Mr. Self’s history delves into the crosscurrents roiling this realignment. Black activists didn’t like white, middle-class feminists hitching their cause to the Civil Rights Act. Black nationalists and Catholic Mexican liberationists eyed abortion as an attempt to curtail black and brown fertility. Anti-porn feminists echoed pro-decency conservatives. Eventually the anti-breadwinner groups made an uneasy truce within the Democratic Party. Tensions still complicate Democratic politics—between "negative liberty" liberals, who focus on the removal of barriers to equality, and their "positive liberty" counterparts, who insist on large government efforts to equalize results.
Alas, after giving us such a carefully researched chronicle, "All in the Family" descends into a partisan tract, obscuring the very conflict it is supposed to elucidate. Mr. Self describes the breadwinner model as "obsolete," a "political and ideological fiction" invented in the U.S. "between the 1920s and the 1960s." The "model of family set forth by feminists, lesbians and gay men, and others on the broad liberal left," on the other hand, "was adaptive and sociological."
This claim is dubious on many counts. A division of labor between a male provider and female hearth-bound nurturer was as old as marriage itself; it was also highly adaptive until 20th-century technology reduced the burdens of domestic labor. While it is true that traditionalists came to accept the movement of women into the work force later than liberals, working motherhood has become so widely accepted that the term "breadwinner conservatism" is itself obsolete. Moreover, a large body of social science suggesting that the adaptive benefits of two-parent families for children tramples any claim of sociological rigor on the part of the anti-family left.
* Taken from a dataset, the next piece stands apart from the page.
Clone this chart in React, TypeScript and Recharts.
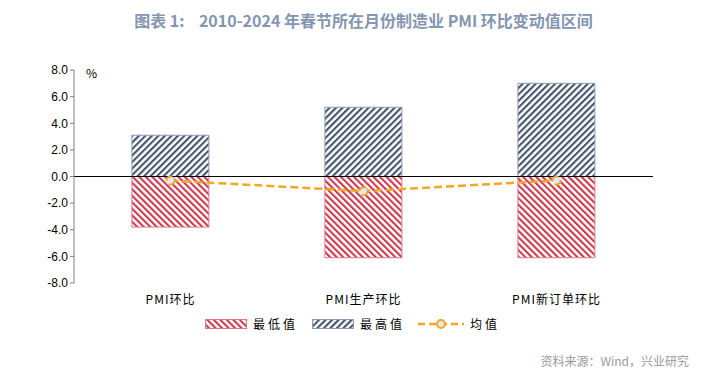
import { ComposedChart, Bar, Line, XAxis, YAxis, ReferenceLine } from 'recharts'

const categories = ['PMI环比', 'PMI生产环比', 'PMI新订单环比']
const lowValues = [-3.8, -6.1, -6.1]
const highValues = [3.1, 5.2, 7.0]
const avgValues = [-0.3, -1.1, -0.3]
const yTicks = [-8, -6, -4, -2, 0, 2, 4, 6, 8]

const RED = '#c93a4f'
const RED_BORDER = '#dc7a88'
const BLUE = '#44546a'
const BLUE_BORDER = '#8d9cb3'
const ORANGE = '#f5a623'
const CN_FONT = '"Noto Sans CJK SC", sans-serif'

const data = categories.map((name, i) => ({
  name,
  low: lowValues[i],
  high: highValues[i],
  avg: avgValues[i],
}))

function Stripes({ id, color, angle }: { id: string; color: string; angle: number }) {
  return (
    <pattern id={id} patternUnits="userSpaceOnUse" width={4.6} height={4.6} patternTransform={`rotate(${angle})`}>
      <rect x={0} y={0} width={2.1} height={4.6} fill={color} />
    </pattern>
  )
}

function LegendBox() {
  const txt = { fontFamily: CN_FONT, fontSize: 12, color: '#000', marginLeft: 6, letterSpacing: 3 }
  return (
    <div style={{ display: 'flex', alignItems: 'center', fontFamily: CN_FONT }}>
      <svg width={42} height={10}>
        <defs><Stripes id="lg-red" color={RED} angle={-45} /></defs>
        <rect x={0.5} y={0.5} width={41} height={9} fill="url(#lg-red)" stroke={RED_BORDER} />
      </svg>
      <span style={txt}>最低值</span>
      <svg width={42} height={10} style={{ marginLeft: 14 }}>
        <defs><Stripes id="lg-blue" color={BLUE} angle={45} /></defs>
        <rect x={0.5} y={0.5} width={41} height={9} fill="url(#lg-blue)" stroke={BLUE_BORDER} />
      </svg>
      <span style={txt}>最高值</span>
      <svg width={46} height={12} style={{ marginLeft: 13 }}>
        <line x1={0} y1={6} x2={46} y2={6} stroke={ORANGE} strokeWidth={2.5} strokeDasharray="7 4" />
        <circle cx={23} cy={6} r={4} fill="#dce9f6" stroke={ORANGE} strokeWidth={2} />
      </svg>
      <span style={txt}>均值</span>
    </div>
  )
}

export default function App() {
  return (
    <div style={{ position: 'absolute', left: 0, top: 0, width: 727, height: 378, background: '#fff' }}>
      <div
        style={{
          position: 'absolute', top: 8, left: 0, width: 727, textAlign: 'center',
          fontFamily: CN_FONT, fontSize: 16, fontWeight: 700, color: '#8496b0',
        }}
      >
        图表 1:&nbsp;&nbsp;&nbsp; 2010-2024 年春节所在月份制造业 PMI 环比变动值区间
      </div>
      <div style={{ position: 'absolute', left: 86, top: 64, fontFamily: CN_FONT, fontSize: 12, color: '#000' }}>%</div>
      <ComposedChart
        width={727}
        height={378}
        data={data}
        stackOffset="sign"
        margin={{ top: 70, right: 74, bottom: 65, left: 34 }}
        barCategoryGap="30%"
      >
        <defs>
          <Stripes id="bar-red" color={RED} angle={-45} />
          <Stripes id="bar-blue" color={BLUE} angle={45} />
        </defs>
        <XAxis
          dataKey="name"
          axisLine={false}
          tickLine={false}
          height={30}
          tick={{ fontFamily: CN_FONT, fontSize: 12, fill: '#000', letterSpacing: 1 }}
          tickMargin={6}
        />
        <YAxis
          width={40}
          domain={[-8, 8]}
          ticks={yTicks}
          interval={0}
          tickFormatter={(v: number) => v.toFixed(1)}
          axisLine={{ stroke: '#808080' }}
          tickLine={{ stroke: '#808080' }}
          tickSize={4}
          tick={{ fontFamily: '"Liberation Sans", Arial, sans-serif', fontSize: 12, fill: '#000' }}
        />
        <Bar dataKey="low" name="最低值" stackId="a" fill="url(#bar-red)" stroke={RED_BORDER} isAnimationActive={false} />
        <Bar dataKey="high" name="最高值" stackId="a" fill="url(#bar-blue)" stroke={BLUE_BORDER} isAnimationActive={false} />
        <ReferenceLine y={0} stroke="#000" strokeWidth={1} />
        <Line
          dataKey="avg"
          name="均值"
          stroke={ORANGE}
          strokeWidth={2.5}
          strokeDasharray="8 4"
          dot={{ r: 4, fill: '#dce9f6', stroke: ORANGE, strokeWidth: 2 }}
          isAnimationActive={false}
        />
      </ComposedChart>
      <div style={{ position: 'absolute', left: 205, top: 315 }}>
        <LegendBox />
      </div>
      <div style={{ position: 'absolute', right: 38, top: 352, fontFamily: CN_FONT, fontSize: 12, color: '#9a9a9a' }}>
        资料来源：Wind，兴业研究
      </div>
    </div>
  )
}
Mr. Self’s views on these matters are surely related to his belief, shared by many in academia, in a uniquely American malevolence. "Lesbians had little standing in America’s patriarchal society," he writes about the years before the 1970s, though it is unclear how that separates the U.S. from almost any place on earth. He calls the distinction between the deserving and undeserving poor a "classic American idea" despite its origins in Victorian England. He reduces concerns about crime and welfare dependency to American racism. He criticizes those who believed that spreading the breadwinner model to the post-Jim Crow black family would improve the lives of the poor. He never mentions the 72% black or the 41% overall nonmarital birthrate, both partly a consequence of the adaptive sociology he admires. "All in the Family" tells us a great deal about recent political history but much less about the history of the family.